You are required to sign a declaration on the nomination form that you are qualified under the Constitution and the laws of the Commonwealth to be elected to the Commonwealth Parliament. If you have any doubts as to your qualifications under the Constitution, the AEC recommends you seek your own legal advice. The AEC does not provide legal advice to prospective candidates.

On 14 August Member for New England, Leader of the National Party of Australia, Deputy Prime Minister and Minister for Agriculture and Water Resources, Barnaby Joyce, became the fifth sitting member to announce that he had only now discovered he holds dual citizenship.

According to Michelle Grattan writing in The Conversation on 15 August 2017 Joyce’s dual citizenship came to light after two lines of inquiry in New Zealand: questions from Fairfax Media, and a blogger, to the Department of Internal Affairs, and questions on notice from [NZ] Labour MP Chris Hipkins, following his conversation with Shadow Foreign Minister Penny Wong’s chief-of-staff Marcus Ganley, who’s a Kiwi.

Besides being exposed as the fifth dual citizen sitting in federal parliament, Joyce is now the third parliamentarian and second member of the Turnbull Government to refuse to resign even though he has been ineligible to stand as a candidate at every federal election held since his birth.

MPs and senators all had one straightforward task to complete prior to every federal election at which they stood as candidates and it is becoming increasingly obvious that very few of them actually did so.

They deserve no sympathy for this failure on their part.

UPDATE

The Sydney Morning Herald, 17 August 2017:

A third Turnbull government minister has been caught up in the dual citizenship crisis that has rocked parliament, with Nationals senator Fiona Nash advising she is a British citizen by descent.

Just moments before parliament rose for a two-week break, the deputy Nationals leader told the Senate that she had received preliminary advice from the British Home Office on Monday that she had received dual-citizenship at birth through her Scottish-born father…..

Prime Minister Malcolm Turnbull convened an urgent cabinet meeting just after 6pm, where it was decided, based on advice from the Solicitor-General, that Senator Nash did not have to resign from either the Senate, or lose her cabinet spot as minister for rural health.

An hour later, the deputy Nationals leader told the Senate that she had become the fourth government member to fall foul of section 44's dual-citizenship rule and would refer herself to the High Court when parliament resumed next month.

The Sydney Morning Herald, 17 August 2017:

Twenty-one people sit in the Nationals' Party room in Canberra.

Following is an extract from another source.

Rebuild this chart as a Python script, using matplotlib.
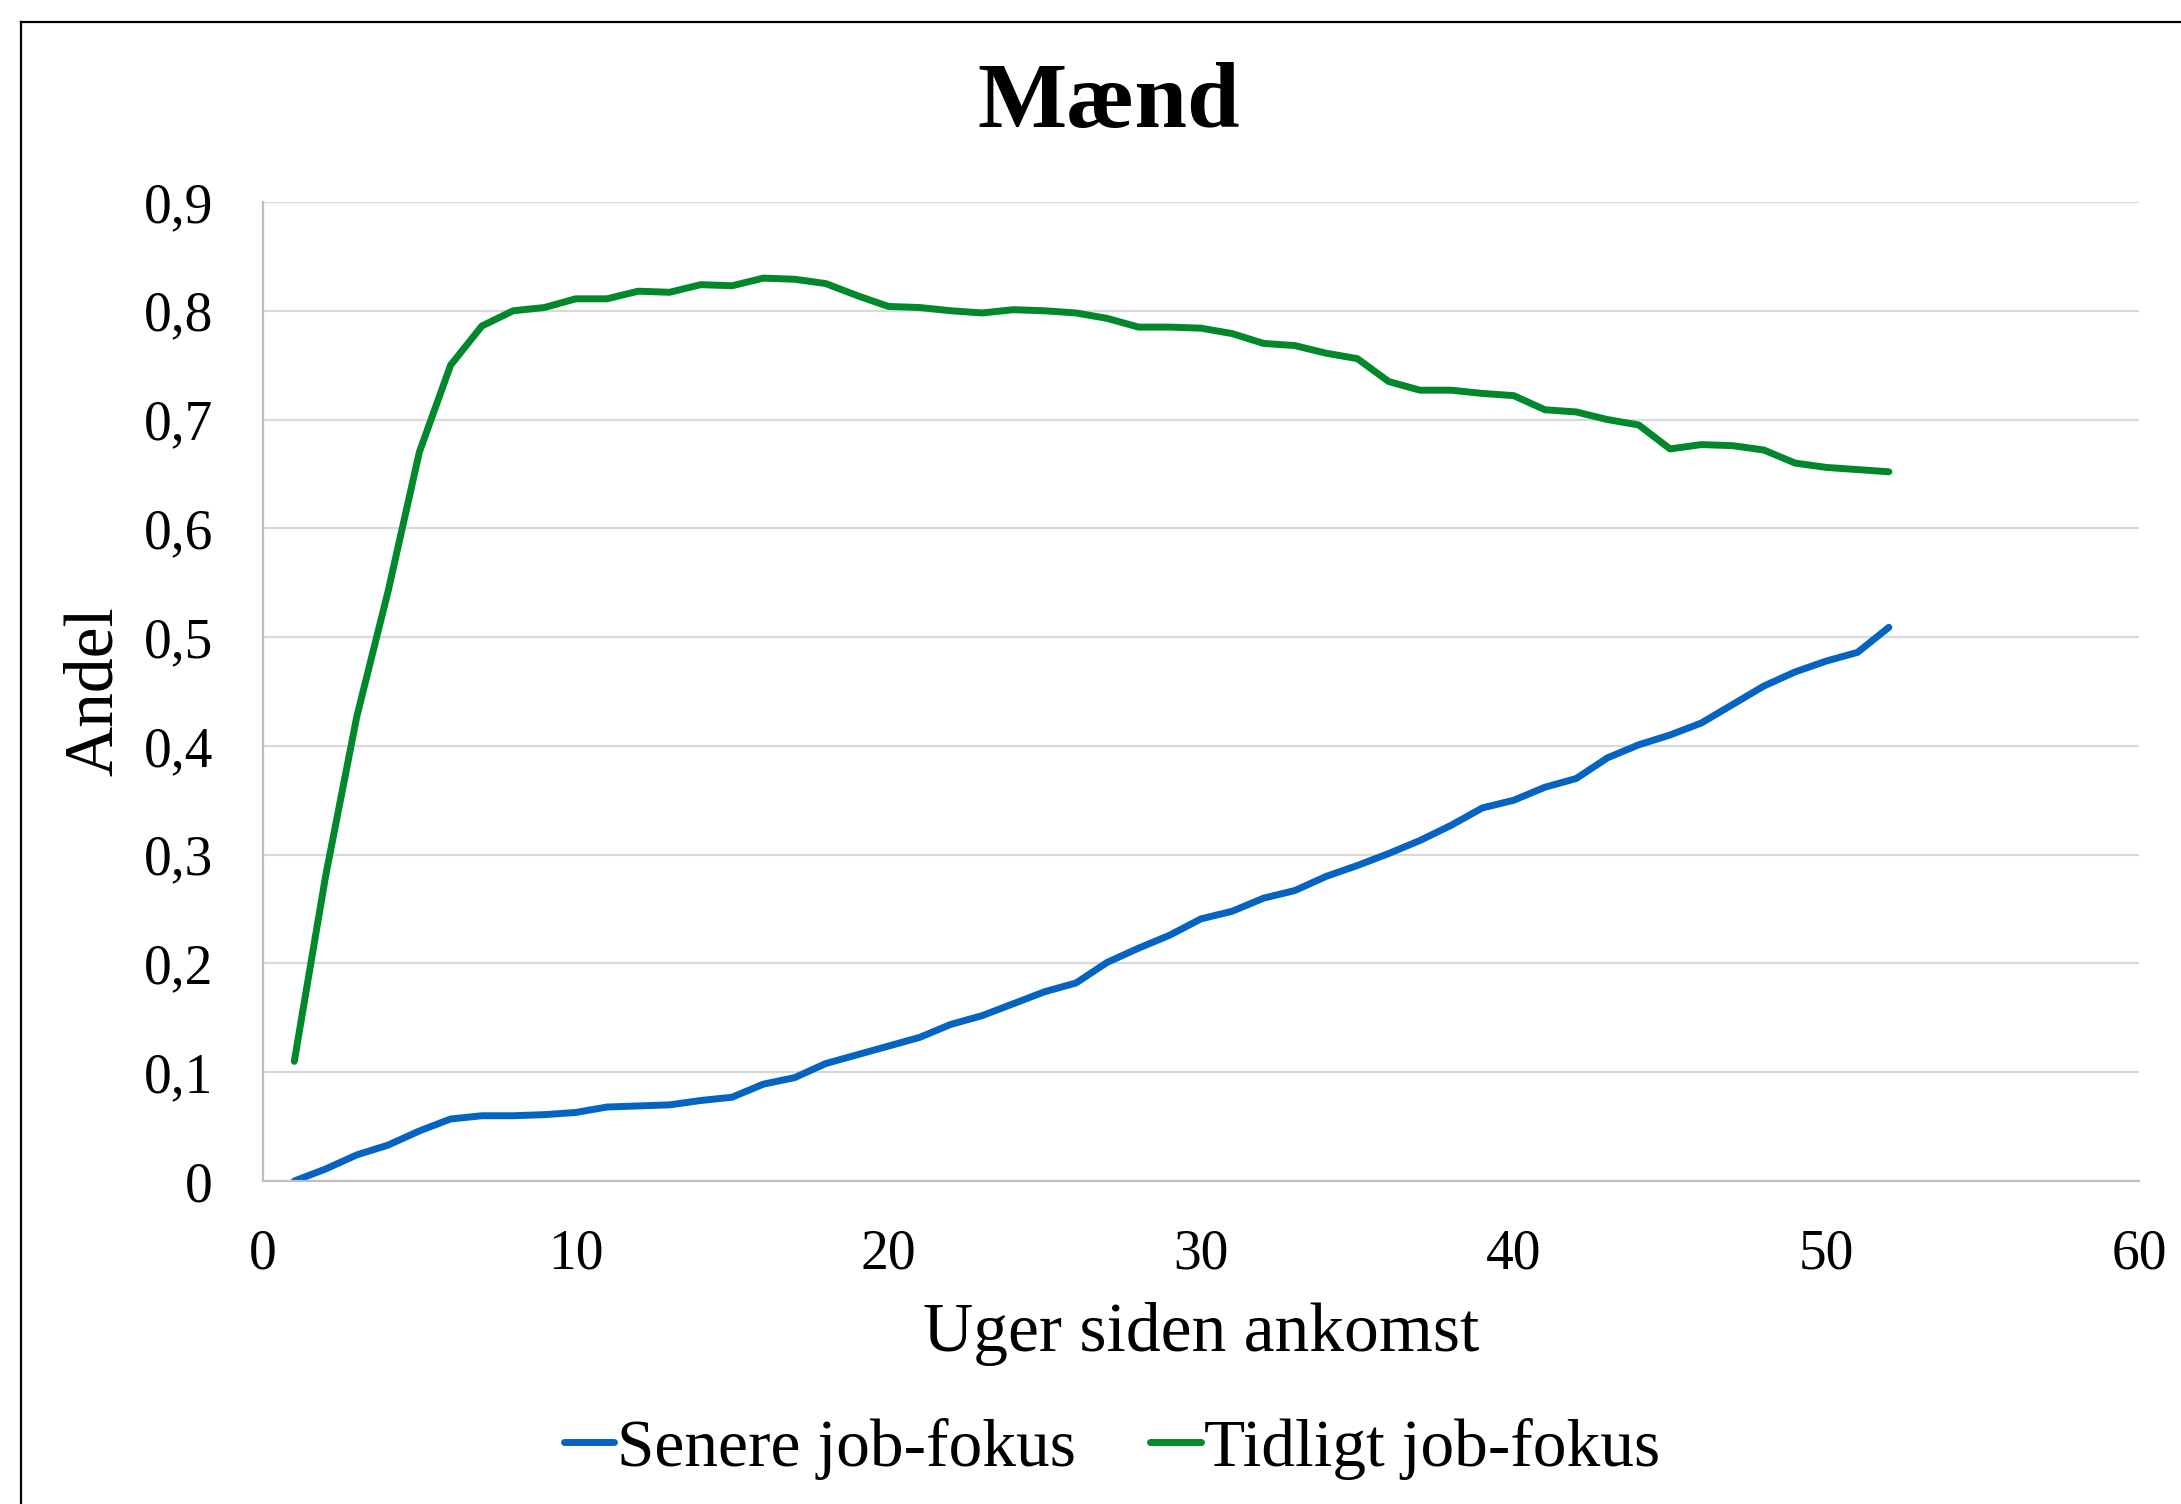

Four of them – just shy of one fifth of the party room – now face questions about the constitutional validity of their election to the Parliament…..

Barnaby Joyce and Nash, National leader and deputy, Matt Canavan – a senate rising star – all face citizenship challenges, while king-making senator Barry O'Sullivan faces questions over family business dealings with the Commonwealth.


1 comment:

Anonymous said...

I wonder what our own little clog maker Hartsuckers status is?